In his death he helped heal wounded relationships within his family. His decision to be buried at Ramsey Creek Preserve, a natural burial site in Westminister, has garnered the attention of NBC Nightly News as they work on a story about the trend in such funerals.
Ramsey Creek Preserve, owned by Memorial Ecosystems, became the nation’s first “green cemetery” in 1998. The preserve gives families a natural, less expensive and more intimate way to bury loved ones.
No embalming fluid is used. Natural caskets are used. Mr. Strigle’s was buried in a hand-made pine casket.
“We thought he was nuts,” one of Mr. Strigle’s daughters, Jennifer Berg, said.
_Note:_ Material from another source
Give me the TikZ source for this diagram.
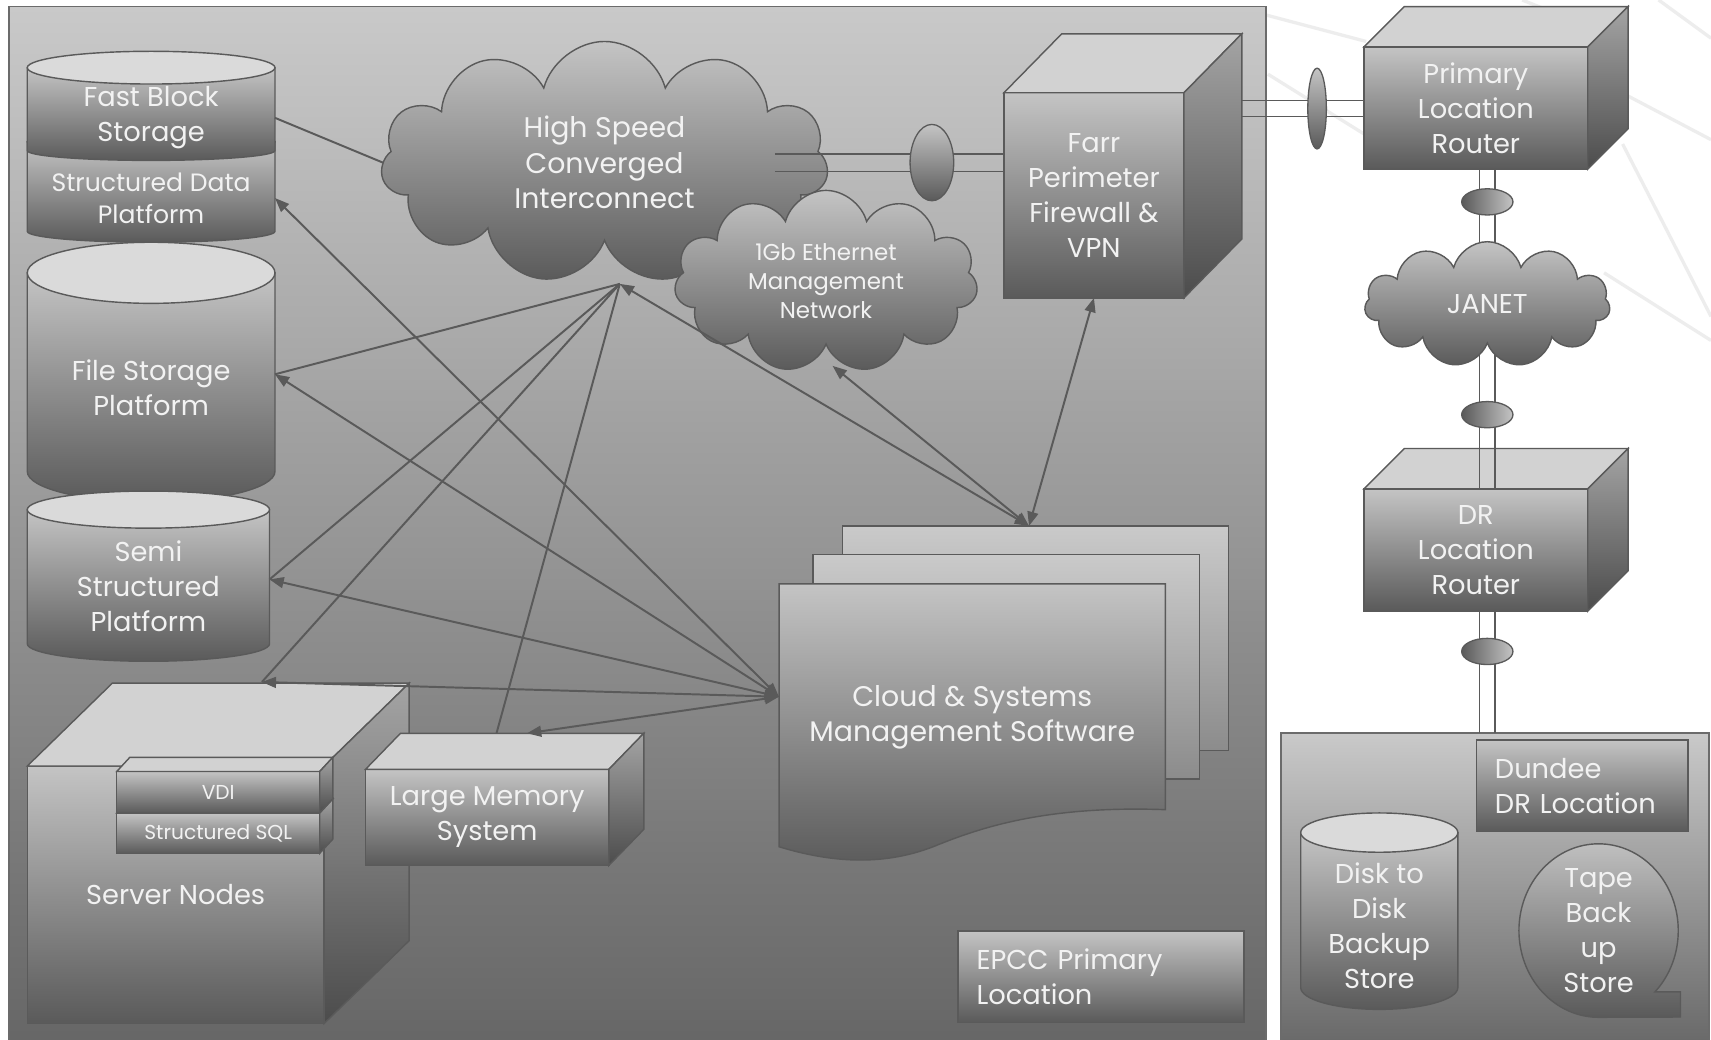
\documentclass[tikz,border=0pt]{standalone}
\usepackage{fontspec}
\setmainfont{Poppins}
\usetikzlibrary{calc}
\usetikzlibrary{arrows.meta}
\usetikzlibrary{shapes.geometric}
\usetikzlibrary{shapes.symbols}

\definecolor{edge}{HTML}{5A5A5A}
\definecolor{lite}{HTML}{F2F2F2}
\definecolor{capgray}{HTML}{DADADA}
\definecolor{topgray}{HTML}{D2D2D2}
\definecolor{hiA}{HTML}{C4C4C4}
\definecolor{loA}{HTML}{5A5A5A}
\definecolor{sideA}{HTML}{A4A4A4}
\definecolor{sideB}{HTML}{4C4C4C}
\definecolor{zoneA}{HTML}{C9C9C9}
\definecolor{zoneB}{HTML}{656565}

\tikzset{
  face/.style={draw=edge, line width=1.3pt, top color=hiA, bottom color=loA,
    inner sep=0pt, outer sep=0pt, text=lite, align=center,
    font=\fontsize{25}{32}\selectfont},
  lid/.style={draw=edge, line width=1.3pt, fill=topgray},
  flank/.style={draw=edge, line width=1.3pt, top color=sideA, bottom color=sideB},
  drumtop/.style={draw=edge, line width=1.3pt, fill=capgray},
  zone/.style={draw=edge!90, line width=1.5pt, top color=zoneA, bottom color=zoneB},
  page/.style={draw=edge, line width=1.3pt, top color=hiA!90!white, bottom color=loA!70!white},
  slot/.style={text=lite, align=center, inner sep=0pt, outer sep=0pt,
    font=\fontsize{25}{32}\selectfont},
  tag/.style={face, align=left, inner xsep=17pt},
  cloudy/.style={face, cloud, cloud puffs=11, cloud ignores aspect},
  vring/.style={ellipse, draw=edge, line width=1.2pt, top color=hiA, bottom color=loA},
  hring/.style={ellipse, draw=edge, line width=1.2pt, left color=loA, right color=hiA,
    minimum width=47pt, minimum height=24pt},
  link/.style={draw=edge, line width=1.8pt},
  twoway/.style={link, {Triangle[length=13pt,width=10pt]}-{Triangle[length=13pt,width=10pt]}},
  faint/.style={draw=black!7, line width=3pt}
}

\newcommand{\cubeside}[3]{%
  \draw[lid] (#1.north west) -- ++(#2,-#3) -- ($(#1.north east)+(#2,-#3)$) -- (#1.north east) -- cycle;
  \draw[flank] (#1.north east) -- ++(#2,-#3) -- ($(#1.south east)+(#2,-#3)$) -- (#1.south east) -- cycle;
}
\newcommand{\drum}[6]{%
  \draw[face] ({#1-#4},#2) -- ({#1-#4},#3) arc[start angle=180, end angle=360, x radius=#4pt, y radius=#6pt] -- ({#1+#4},#2) -- cycle;
  \draw[drumtop] (#1,#2) ellipse[x radius=#4pt, y radius=#5pt];
}

\begin{document}
\begin{tikzpicture}[x=1pt, y=-1pt]
\useasboundingbox (0,0) rectangle (1568,953);
\fill[white] (0,0) rectangle (1568,953);

\foreach \a/\b in {{1146,10}/{1252,38}, {1162,68}/{1252,124}, {1492,88}/{1568,128},
  {1487,132}/{1568,290}, {1470,250}/{1568,312}, {1395,0}/{1450,22}, {1520,0}/{1568,35}}
\draw[faint] (\a) -- (\b);

\draw[zone] (8,6) rectangle (1160,968);
\draw[zone] (1174,672) rectangle (1566,968);

\drum{138.5}{130}{212}{113.5}{10}{10}
\drum{138.5}{62}{138}{113.5}{15}{9}
\drum{138.5}{250}{432}{113.5}{28}{28}
\drum{136}{467}{590}{111}{17}{16}
\drum{1264}{763}{905}{72}{18}{20}

\node[slot, minimum width=227pt, font=\fontsize{23}{29}\selectfont] (sdp) at (138.5,181.5) {Structured Data\\Platform};
\node[slot, minimum width=227pt] (fbs) at (138.5,108) {Fast Block\\Storage};
\node[slot, minimum width=227pt] (fsp) at (138.5,355) {File Storage\\Platform};
\node[slot, minimum width=222pt] (ssp) at (136,537) {Semi\\Structured\\Platform};
\node[slot, minimum width=144pt] (d2d) at (1264,848.5) {Disk to\\Disk\\Backup\\Store};

\node[face, minimum width=272pt, minimum height=236pt] (srv) at (161,820) {Server Nodes};
\cubeside{srv}{78}{76}
\node[face, minimum width=186pt, minimum height=37pt, font=\fontsize{18.5}{22}\selectfont] (sql) at (200,763.5) {Structured SQL};
\cubeside{sql}{12}{13}
\node[face, minimum width=186pt, minimum height=38pt, font=\fontsize{18.5}{22}\selectfont] (vdi) at (200,726) {VDI};
\cubeside{vdi}{12}{13}
\node[face, minimum width=223pt, minimum height=88pt] (lms) at (446.5,749) {Large Memory\\System};
\cubeside{lms}{32}{33}

\foreach \dx/\dy in {58/53, 31/27}
\draw[page] (714+\dx,535-\dy) rectangle ++(354,206);
\draw[face] (714,535) -- (1068,535) -- (1068,742) .. controls (960,738) and (900,758) .. (860,774)
  .. controls (810,795) and (760,790) .. (714,776) -- cycle;
\node[inner sep=0pt, minimum width=354pt, minimum height=207pt] (csm) at (891,638.5) {};
\node[slot, font=\fontsize{26}{32}\selectfont] (csmtxt) at (891,657) {Cloud \& Systems\\Management Software};

\node[cloudy, minimum width=410pt, minimum height=222pt, font=\fontsize{26}{32.5}\selectfont] (hsci) at (554,149) {High Speed\\Converged\\Interconnect};
\node[cloudy, minimum width=278pt, minimum height=167pt, font=\fontsize{21}{26.5}\selectfont] (mgmt) at (757,258) {1Gb Ethernet\\Management\\Network};

\node[face, minimum width=165pt, minimum height=188pt] (farr) at (1002.5,179) {Farr\\Perimeter\\Firewall \&\\VPN};
\cubeside{farr}{53}{54}
\coordinate (hsciport) at (710,149);
\foreach \s in {-8,8}
\draw[link, line width=1.3pt] ($(hsciport)+(0,\s)$) -- ($(hsciport -| farr.west)+(0,\s)$);
\node[vring, minimum width=40pt, minimum height=70pt] (ring1) at (854,149) {};

\node[face, minimum width=205pt, minimum height=112pt] (primary) at (1352.5,99) {Primary\\Location\\Router};
\cubeside{primary}{37}{37}
\node[face, minimum width=205pt, minimum height=112pt] (dr) at (1352.5,504) {DR\\Location\\Router};
\cubeside{dr}{37}{37}
\coordinate (farrport) at (1138,99.5);
\coordinate (drsite) at (1363,672);
\foreach \s in {-7.5,7.5}
\draw[link, line width=1.3pt] ($(farrport)+(0,\s)$) -- ($(farrport -| primary.west)+(0,\s)$);
\foreach \s in {-7,7} {
\draw[link, line width=1.3pt] ($(primary.south)+(10.5+\s,0)$) -- ($(dr.north)+(10.5+\s,0)$);
\draw[link, line width=1.3pt] ($(dr.south)+(10.5+\s,0)$) -- ($(drsite)+(\s,0)$);
}
\node[vring, minimum width=17pt, minimum height=74pt] (ring2) at (1207,99.5) {};
\node[cloudy, minimum width=225pt, minimum height=115pt] (janet) at (1363,279) {JANET};
\foreach \n/\y in {ring3/185, ring4/380, ring5/597}
\node[hring] (\n) at (1363,\y) {};

\node[tag, minimum width=262pt, minimum height=84pt, text width=228pt] (epcc) at (1009,895) {EPCC Primary\\Location};
\node[tag, minimum width=194pt, minimum height=84pt, text width=160pt] (dundee) at (1450,720) {Dundee\\DR Location};
\draw[face] (1516.6,909) arc[start angle=-45, end angle=270, x radius=73pt, y radius=79.5pt]
  -- (1540,932) -- (1540,909) -- cycle;
\node[slot] (tape) at (1465,853) {Tape\\Back\\up\\Store};

\coordinate (fspport) at ([yshift=12pt]fsp.east);
\coordinate (sspport) at ([yshift=6pt]ssp.east);
\coordinate (srvtop) at (240,625);
\coordinate (lmstop) at (483,672);
\coordinate (lmsrear) at (455,672);
\coordinate (csmtop) at (943,482);
\coordinate (hscitip) at ([xshift=14pt,yshift=-40pt]hsci.south);
\coordinate (mgmtbase) at ([xshift=6pt,yshift=-20pt]mgmt.south);

\draw[link] (fbs.east) -- (hsci.west);
\foreach \t in {sdp.east, fspport, sspport, srvtop, lmstop}
\draw[twoway] (csm.west) -- (\t);
\foreach \t in {fspport, sspport, srvtop, lmsrear}
\draw[link] (hscitip) -- (\t);
\draw[twoway] (hscitip) -- (csmtop);
\draw[twoway] (mgmtbase) -- (csmtop);
\draw[twoway] (farr.south) -- (csmtop);

\end{tikzpicture}
\end{document}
The choice came from a man who was always socially conscious but never acted on it until it came time for him to die, his family said. He loved the beauty of the preserve and seemed to somehow know that his death would bring people together, Mrs. Strigle said.
And it did.
All of his family came. His son, his three daughters, his grandchildren were all there. Three of his “beloved entourage” — all staff from Hospice of the Upstate — came. Close friends were there. Two pastors and one chaplain were also there. It was a crowd of 30 who returned him to the earth and found joy in his life when the ceremony was over.
“With all the crying there was laughing in between because of all the things that he did to make us smile,” Mr. Strigle’s daughter, Julie Frick Wojcik, said.